We often hear that we ought to delay marriage. We are told to pursue education, a career, and only then marry. I disagree. I would suggest that it is a good thing to marry young, even before your have finished your educational or vocational goals. Here are four reasons why.
Married People Tend to Be More Successful
“Marriage has a transformative effect on adult behavior, emotional health, and financial well-being—particularly for men,” writes W. Bradford Wilcox.
When you marry, you tend to be more responsible, you become a better person. And this ends up being you more successful. Wilcox writes, “On average, young married men, aged 28-30, make $15,900 more than their single peers, and married men aged 44-46 make $18,800 more than their single peers.”
Married People Can Support Each Other
But financial well-being is not the only benefit. You have a partner, a friend, someone who can support you emotionally.
Married couples have someone they can rely on. Good friends are hard to find, and even a good friend may disappear on you when he or she gets a new job or the like.
They support you (and you support them) through family loss, emotional turmoil, and whatever else comes your way.
Life Is Short
You may live until you are 80. You may only live until you are 60. Who knows.
You can spend your life living in a flat with friends, playing games, and just making it by. You can spend your life working 80+ hours a week to gain money.
But leaving marriage until later in life will come back to bite you. It’s not like you can recover those 20 years in which you delayed marriage.
It’s also not like you cannot pursue excellence in a career and be married. Those things are not mutually exclusive.
Money, Prestige, and Power Are Unfulfilling
Pursuing a career, money, and prestige are unfulfilling. The moment your health gives way, who cares that you are important to your field? Will anyone visit you in the hospital?
The pursuit of a career at the expense of a family causes regret and loneliness. The problem seems particularly acute for women who delay having families. One woman reported, “I anticipate a lonely existence, without children and grandchildren.”
I am sure other women will be satisfied without children. But if you buy into the idea that you should pursue a career and delay your family, then you may end up disappointed. And there is no going back.

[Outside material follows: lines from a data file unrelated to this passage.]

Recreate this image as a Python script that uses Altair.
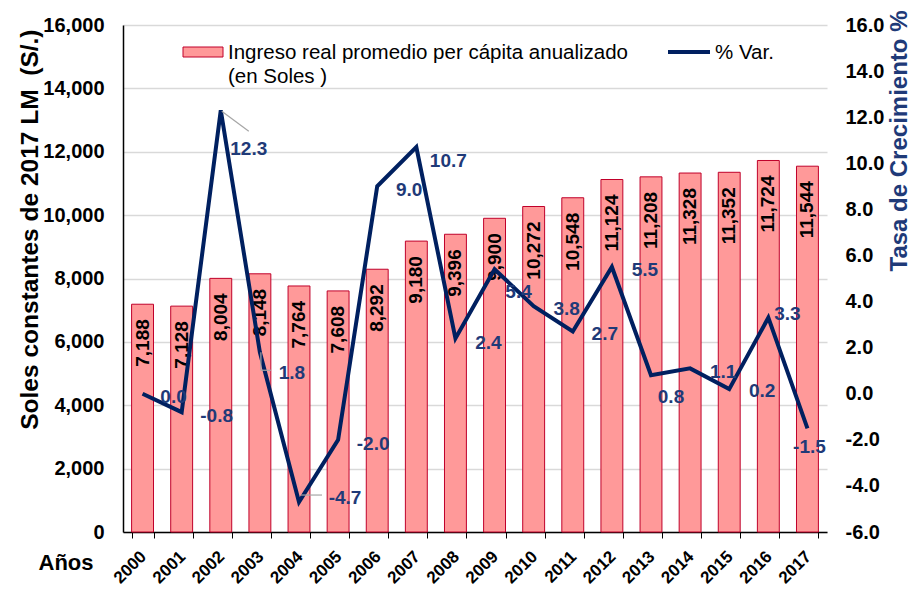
import altair as alt
import pandas as pd

# ---------------- data ----------------
years = [str(y) for y in range(2000, 2018)]
ingreso = [7188, 7128, 8004, 8148, 7764, 7608, 8292, 9180, 9396, 9900,
           10272, 10548, 11124, 11208, 11328, 11352, 11724, 11544]
variacion = [0.0, -0.8, 12.3, 1.8, -4.7, -2.0, 9.0, 10.7, 2.4, 5.4,
             3.8, 2.7, 5.5, 0.8, 1.1, 0.2, 3.3, -1.5]

# label placement (pixel offsets of the % labels from their points)
lbl_dx = [31, 35, 28, 32, 46, 35, 32, 32, 33, 24, 33, 32, 33, 20, 33, 33, 19, 2]
lbl_dy = [3, 4, 39, 21, -4, 4, 4, 14, 5, 23, 3, 2, 3, 22, 4, 2, -4, 19]

# leader lines: (year, x0, y0, x1, y1) pixel offsets from the point
leaders = [("2002", 1, 1, 28, 21), ("2003", 1, 0, 1, 18), ("2003", 1, 18, 11, 18),
           ("2004", 2, -7, 23, -7)]

FONT = "Liberation Sans"
NAVY = "#002060"
LBL_NAVY = "#1F3A78"
BAR_FILL = "#FF9999"
BAR_STROKE = "#C0002A"

df = pd.DataFrame({"year": years, "ingreso": ingreso, "var": variacion})
df["ing_lbl"] = [f"{v:,}" for v in ingreso]
df["var_lbl"] = [f"{v:.1f}" for v in variacion]

x = alt.X("year:O", sort=years,
          scale=alt.Scale(paddingInner=0.44, paddingOuter=0.22),
          axis=alt.Axis(title=None, labelAngle=-45, labelAlign="right",
                        labelBaseline="top", tickBand="extent", ticks=True,
                        tickSize=6, tickColor="black", domainColor="black",
                        domainWidth=1.5, labelFont=FONT, labelFontSize=17,
                        labelFontWeight="bold", labelColor="black", grid=False,
                        labelPadding=10, labelOffset=-5))

y_left = alt.Y("ingreso:Q",
               scale=alt.Scale(domain=[0, 16000], nice=False),
               axis=alt.Axis(title="Soles constantes de 2017 LM\u00a0\u00a0(S/.)",
                             values=list(range(0, 16001, 2000)), format=",d",
                             labelFont=FONT, labelFontSize=20, labelFontWeight="bold",
                             labelColor="black", ticks=False, domain=True,
                             domainColor="black", domainWidth=1.5, labelPadding=19,
                             grid=True, gridColor="#D9D9D9", gridWidth=1.5,
                             titleFont=FONT, titleFontSize=24.5, titleFontWeight="bold",
                             titleColor="black", titleAngle=270, titleAlign="right",
                             titleBaseline="middle", titleX=-93, titleY=4))

y_right = alt.Y("var:Q",
                scale=alt.Scale(domain=[-6, 16], nice=False, zero=False),
                axis=alt.Axis(orient="right", title="Tasa de Crecimiento %",
                              values=list(range(-6, 17, 2)), format=".1f",
                              labelExpr="replace(datum.label, '\u2212', '-')",
                              labelFont=FONT, labelFontSize=20, labelFontWeight="bold",
                              labelColor="black", ticks=False, domain=False,
                              labelPadding=18, grid=False,
                              titleFont=FONT, titleFontSize=24, titleFontWeight="bold",
                              titleColor=LBL_NAVY, titleAngle=270, titleAlign="right",
                              titleBaseline="middle", titleX=72, titleY=-15))

base = alt.Chart(df)

bars = base.mark_bar(color=BAR_FILL, stroke=BAR_STROKE, strokeWidth=1).encode(x=x, y=y_left)
bar_txt = base.mark_text(angle=270, align="right", baseline="middle", dx=-15,
                         font=FONT, fontSize=19, fontWeight="bold",
                         color="black").encode(x=x, y=y_left, text="ing_lbl:N")
bar_group = alt.layer(bars, bar_txt)

line = base.mark_line(color=NAVY, strokeWidth=4).encode(x=x, y=y_right)
line_layers = [line]
for (yr, x0, y0, x1, y1) in leaders:
    line_layers.append(
        base.transform_filter(alt.datum.year == yr)
        .mark_rule(color="#A6A6A6", strokeWidth=1.2, xOffset=x0, yOffset=y0,
                   x2Offset=x1, y2Offset=y1)
        .encode(x=x, y=y_right, x2=alt.X2("year"), y2=alt.Y2("var"))
    )
for i, yr in enumerate(years):
    line_layers.append(
        base.transform_filter(alt.datum.year == yr)
        .mark_text(dx=lbl_dx[i], dy=lbl_dy[i], align="center", baseline="middle",
                   font=FONT, fontSize=19, fontWeight="bold", color=LBL_NAVY)
        .encode(x=x, y=y_right, text="var_lbl:N")
    )
line_group = alt.layer(*line_layers)

# ---------------- legend & extra text ----------------
one = alt.Chart(pd.DataFrame({"a": [0]}))
leg_rect = one.mark_rect(color=BAR_FILL, stroke=BAR_STROKE, strokeWidth=1).encode(
    x=alt.value(60), x2=alt.value(100), y=alt.value(22), y2=alt.value(32))
leg_t1 = one.mark_text(align="left", baseline="middle", font=FONT, fontSize=20.5,
                       color="black").encode(
    x=alt.value(105), y=alt.value(28),
    text=alt.value("Ingreso real promedio per cápita anualizado"))
leg_t2 = one.mark_text(align="left", baseline="middle", font=FONT, fontSize=20.5,
                       color="black").encode(
    x=alt.value(105), y=alt.value(52), text=alt.value("(en Soles )"))
leg_line = one.mark_rule(color=NAVY, strokeWidth=4).encode(
    x=alt.value(545), x2=alt.value(587), y=alt.value(27))
leg_t3 = one.mark_text(align="left", baseline="middle", font=FONT, fontSize=20.5,
                       color="black").encode(
    x=alt.value(592), y=alt.value(28), text=alt.value("% Var."))
anios = one.mark_text(align="center", baseline="middle", font=FONT, fontSize=22,
                      fontWeight="bold", color="black").encode(
    x=alt.value(-57), y=alt.value(538), text=alt.value("Años"))
deco = alt.layer(leg_rect, leg_t1, leg_t2, leg_line, leg_t3, anios)

chart = (
    alt.layer(bar_group, line_group, deco)
    .resolve_scale(y="independent")
    .properties(width=704, height=507,
                padding={"left": 115, "top": 17, "right": 85, "bottom": 57},
                autosize=alt.AutoSizeParams(type="none"),
                background="white")
    .configure_view(stroke=None)
)

chart.save("out.html", embed_options={"renderer": "svg", "actions": False})
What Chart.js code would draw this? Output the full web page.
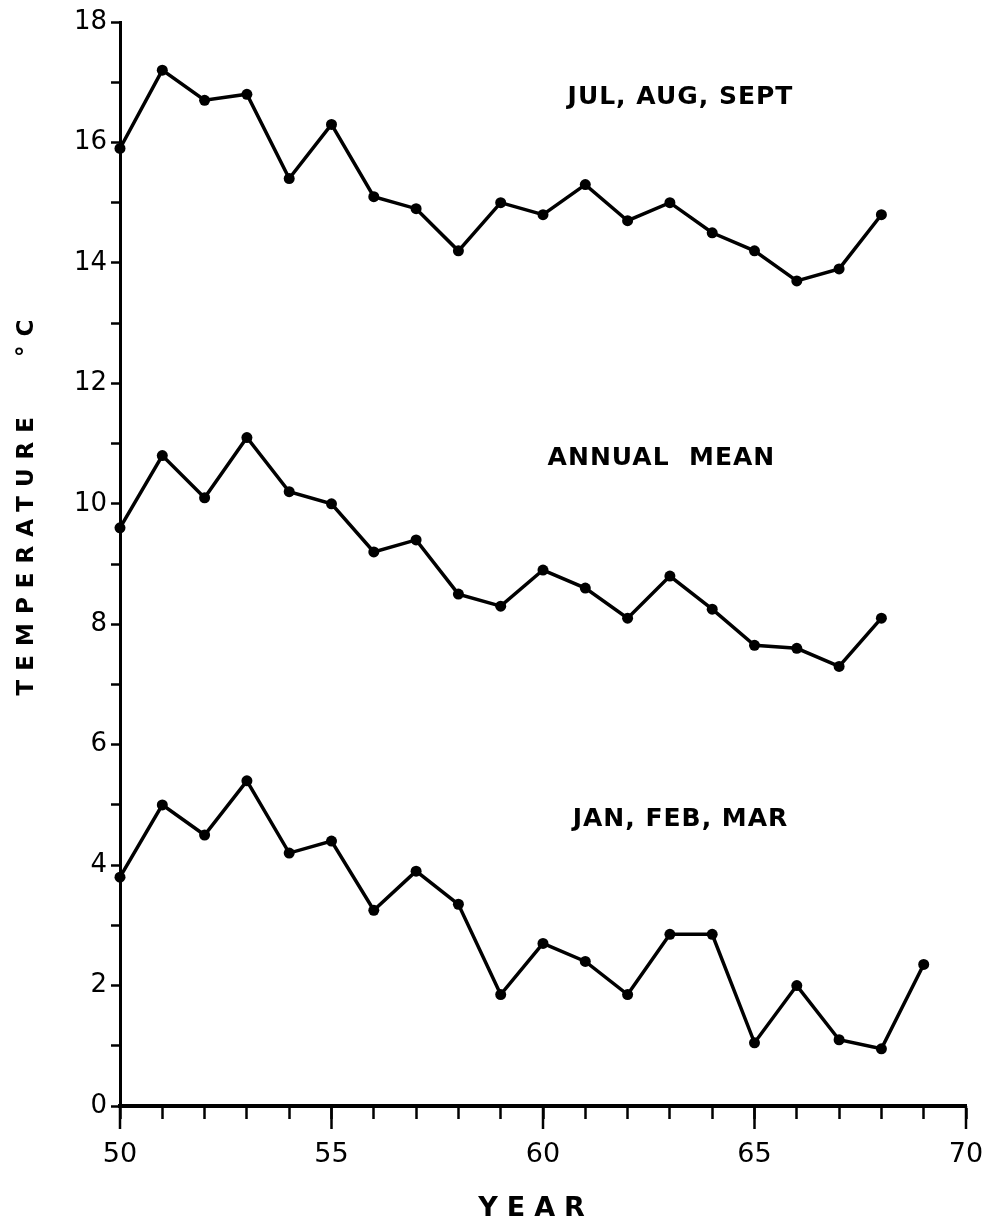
<!DOCTYPE html>
<html>
<head>
<meta charset="utf-8">
<title>Temperature by year</title>
<script src="https://cdn.jsdelivr.net/npm/chart.js@4.4.1/dist/chart.umd.min.js"></script>
<style>
    html, body { margin: 0; padding: 0; background: #fff; }
    #wrap { width: 991px; height: 1228px; }
</style>
</head>
<body>
<div id="wrap"><canvas id="temp-chart" width="991" height="1228"></canvas></div>
<script>
    "use strict";

    // Data
    var yearsSummer = [50, 51, 52, 53, 54, 55, 56, 57, 58, 59, 60, 61, 62, 63, 64, 65, 66, 67, 68];
    var julAugSept = [15.9, 17.2, 16.7, 16.8, 15.4, 16.3, 15.1, 14.9, 14.2, 15.0, 14.8, 15.3, 14.7, 15.0, 14.5, 14.2, 13.7, 13.9, 14.8];

    var yearsAnnual = [50, 51, 52, 53, 54, 55, 56, 57, 58, 59, 60, 61, 62, 63, 64, 65, 66, 67, 68];
    var annualMean = [9.6, 10.8, 10.1, 11.1, 10.2, 10.0, 9.2, 9.4, 8.5, 8.3, 8.9, 8.6, 8.1, 8.8, 8.25, 7.65, 7.6, 7.3, 8.1];

    var yearsWinter = [50, 51, 52, 53, 54, 55, 56, 57, 58, 59, 60, 61, 62, 63, 64, 65, 66, 67, 68, 69];
    var janFebMar = [3.8, 5.0, 4.5, 5.4, 4.2, 4.4, 3.25, 3.9, 3.35, 1.85, 2.7, 2.4, 1.85, 2.85, 2.85, 1.05, 2.0, 1.1, 0.95, 2.35];

    var majorYears = [50, 55, 60, 65, 70];

    // Series captions, anchored in data units
    var captions = [
        { text: "JUL, AUG, SEPT", x: 63.25, y: 16.75 },
        { text: "ANNUAL  MEAN", x: 62.8, y: 10.75 },
        { text: "JAN, FEB, MAR", x: 63.25, y: 4.75 }
    ];

    function points(xs, ys) {
        return xs.map(function (x, i) { return { x: x, y: ys[i] }; });
    }

    function series(label, xs, ys) {
        return {
            label: label,
            data: points(xs, ys),
            borderColor: "#000",
            backgroundColor: "#000",
            borderWidth: 3.5,
            pointRadius: 5.5,
            pointBorderWidth: 0,
            tension: 0,
            clip: false
        };
    }

    var FONT = "'DejaVu Sans', sans-serif";

    // Longer ticks at every 5 years, captions and axis titles
    var decorations = {
        id: "decorations",
        afterDraw: function (chart) {
            var ctx = chart.ctx;
            var xs = chart.scales.x, ys = chart.scales.y;
            var area = chart.chartArea;

            ctx.save();
            ctx.strokeStyle = "#000";
            ctx.lineWidth = 2.5;
            majorYears.forEach(function (yr) {
                var px = xs.getPixelForValue(yr);
                ctx.beginPath();
                ctx.moveTo(px, area.bottom);
                ctx.lineTo(px, area.bottom + 23);
                ctx.stroke();
            });

            ctx.fillStyle = "#000";
            ctx.textAlign = "center";
            ctx.textBaseline = "middle";
            ctx.font = "bold 25px " + FONT;
            if ("letterSpacing" in ctx) ctx.letterSpacing = "1px";
            captions.forEach(function (c) {
                ctx.fillText(c.text, xs.getPixelForValue(c.x), ys.getPixelForValue(c.y));
            });

            // x title
            ctx.font = "bold 27px " + FONT;
            if ("letterSpacing" in ctx) ctx.letterSpacing = "9px";
            ctx.fillText("YEAR", 536, 1209);

            // y title
            ctx.translate(27, 503);
            ctx.rotate(-Math.PI / 2);
            ctx.font = "bold 23px " + FONT;
            if ("letterSpacing" in ctx) ctx.letterSpacing = "9px";
            ctx.fillText("TEMPERATURE   °C", 0, 0);
            ctx.restore();
        }
    };

    var ctx1 = document.getElementById("temp-chart").getContext("2d");
    var myChart1 = new Chart(ctx1, {
        type: "line",
        data: {
            datasets: [
                series("JUL, AUG, SEPT", yearsSummer, julAugSept),
                series("ANNUAL MEAN", yearsAnnual, annualMean),
                series("JAN, FEB, MAR", yearsWinter, janFebMar)
            ]
        },
        options: {
            responsive: false,
            animation: false,
            events: [],
            layout: { padding: { left: 0, top: 22, right: 25, bottom: 0 } },
            plugins: {
                legend: { display: false },
                tooltip: { enabled: false }
            },
            scales: {
                x: {
                    type: "linear",
                    min: 50,
                    max: 70,
                    afterFit: function (scale) {
                        scale.height = 122;
                        scale.paddingLeft = 0;
                        scale.paddingRight = 0;
                    },
                    border: { display: true, color: "#000", width: 4 },
                    grid: {
                        drawOnChartArea: false,
                        drawTicks: true,
                        tickLength: 13,
                        tickWidth: 2.5,
                        tickColor: "#000"
                    },
                    ticks: {
                        stepSize: 1,
                        autoSkip: false,
                        maxRotation: 0,
                        padding: 20,
                        color: "#000",
                        font: { family: FONT, size: 27 },
                        callback: function (v) { return v % 5 === 0 ? v : ""; }
                    }
                },
                y: {
                    min: 0,
                    max: 18,
                    afterFit: function (scale) {
                        scale.width = 120;
                        scale.paddingTop = 0;
                        scale.paddingBottom = 0;
                    },
                    border: { display: true, color: "#000", width: 3 },
                    grid: {
                        drawOnChartArea: false,
                        drawTicks: true,
                        tickLength: 9,
                        tickWidth: 2.5,
                        tickColor: "#000"
                    },
                    ticks: {
                        stepSize: 1,
                        autoSkip: false,
                        padding: 4,
                        color: "#000",
                        font: { family: FONT, size: 26 },
                        callback: function (v) { return v % 2 === 0 ? v : ""; }
                    }
                }
            }
        },
        plugins: [decorations]
    });
</script>
</body>
</html>
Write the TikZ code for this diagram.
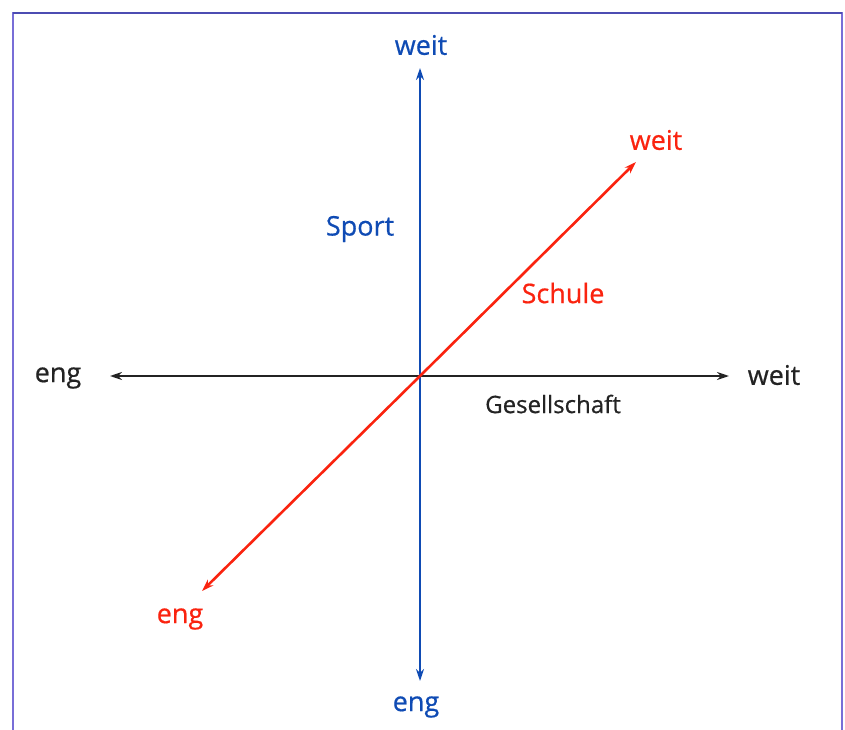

In the end of the day, consider what’s most important. Is it fame? Success? Or is it love and family.
Boethius (480-524) once wrote:
For if you think that fame can lengthen life
By mortal famousness immortalized,
That day will come that takes your fame as well,
And there a second death awaits for you. – TCoP, 2.7
The pursuit of fame in this life only leads to a second death when that prestige fades.
Consider marrying young, pursuing a family, and I don’t think you will disappointed. I am sure you will have difficult days, and I am sure that marriage will give you new troubles to deal with. But I am equally sure that it is better for you to marry in most situations.